As I was writing this, Lawrence Krauss posted an article at the New Yorker, helpfully explaining much better than I could why this distinction between experimental and historical science is utter bullshit.

However, it seemed to be accepted by the creationist audience at the debate. Let’s hope none of them work as journalists, doctors, police officers, forensic investigators… any job where you have to work out what happened at some point before the present moment.

Suppose you’re walking through a city. Behind you, you hear a squeal of brakes, a scream and a thud. You turn around to see a body flying past you through the air. ‘Where did that body come from,’ you think, ‘and why was it flying like that?’ If you were a normal, rational person, you’d look back along the direction the body had flown from, notice the vehicle there, and form a hypothesis. You might even notice a few extra pieces of evidence, like the blood-spattered dent in the bonnet, to support that conclusion. Ken Ham and his followers wouldn’t make that leap of faith though. Even if 19 were an automotive crash test technician, studying the behaviour of bodies in high speed car impacts, that’s only observational science. He wouldn’t be able to apply what he’d learned in his day job, to the question of how this particular body had acquired its flight path. Instead, he’d accept the testimony of the vehicle driver – that he’d suddenly halted for no particular reason, and then a body had spontaneously appeared and flown past him – on trust. Because the driver was the only eye witness. Like god was for the start of the universe.

As long as people like Ken Ham and 19 refuse to look at physical evidence for the origins of life and the universe, they’re the best people in the world to burgle: they’d never press charges because they fundamentally refuse to recognise a process of deduction about the past.

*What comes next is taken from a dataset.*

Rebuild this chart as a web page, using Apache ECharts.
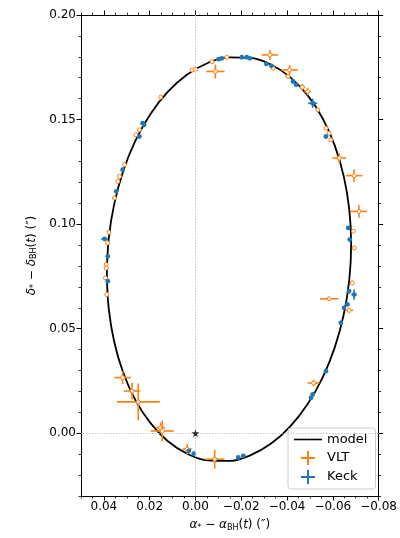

What they fail to grasp, and what Krauss makes clear in his article, is that scientists use essentially the same process of evidence. Galaxies are flying apart? Hypothesis: they were once all together. Can we see any other tell-tale signs of this event? Oh yes, turns out we can.

It doesn’t require faith to believe this. If you think it does, you’re being deceived by a language game: the word “faith” is being used in different ways. “You have faith in the orderliness of the universe!” Well, yes, I have to accept it as an unproven assumption… “Aha! That’s the same as my faith in Christianity!” Er, is it? Could you describe your faith in a bit more detail? “Sure, I love talking about my deep personal relationship with Jesus! Faith is the glow in my heart which makes me absolutely sure the Lord loves me and is with me at all times, blah blah blah…” Erm, that’s really not how I feel about the orderliness of the universe at all, actually.

In 19’s case, as in many others, I don’t think it’s intentionally dishonest. Rather, it’s a genuine failure to empathise with the other side’s belief-formation process. It also works both ways: well-meaning liberal atheists have a tendency to blame all murderous religious fanaticism on purely socio-economic causes, and overlook the fact that suicide bombers really do believe that their sacrifice will earn them rewards in an afterlife. They discount that reason because they assume that the suicide bombers must think in basically the same way as themselves, and therefore can’t imagine having such passionate certainty in a groundless belief.

Conversely, 19 and his fellow faithheads are so used to passionate certainty in groundless beliefs, and are taught to accept it as the correct way of thinking, that they simply can’t comprehend a paradigm of tentative, evidence-based hypotheses.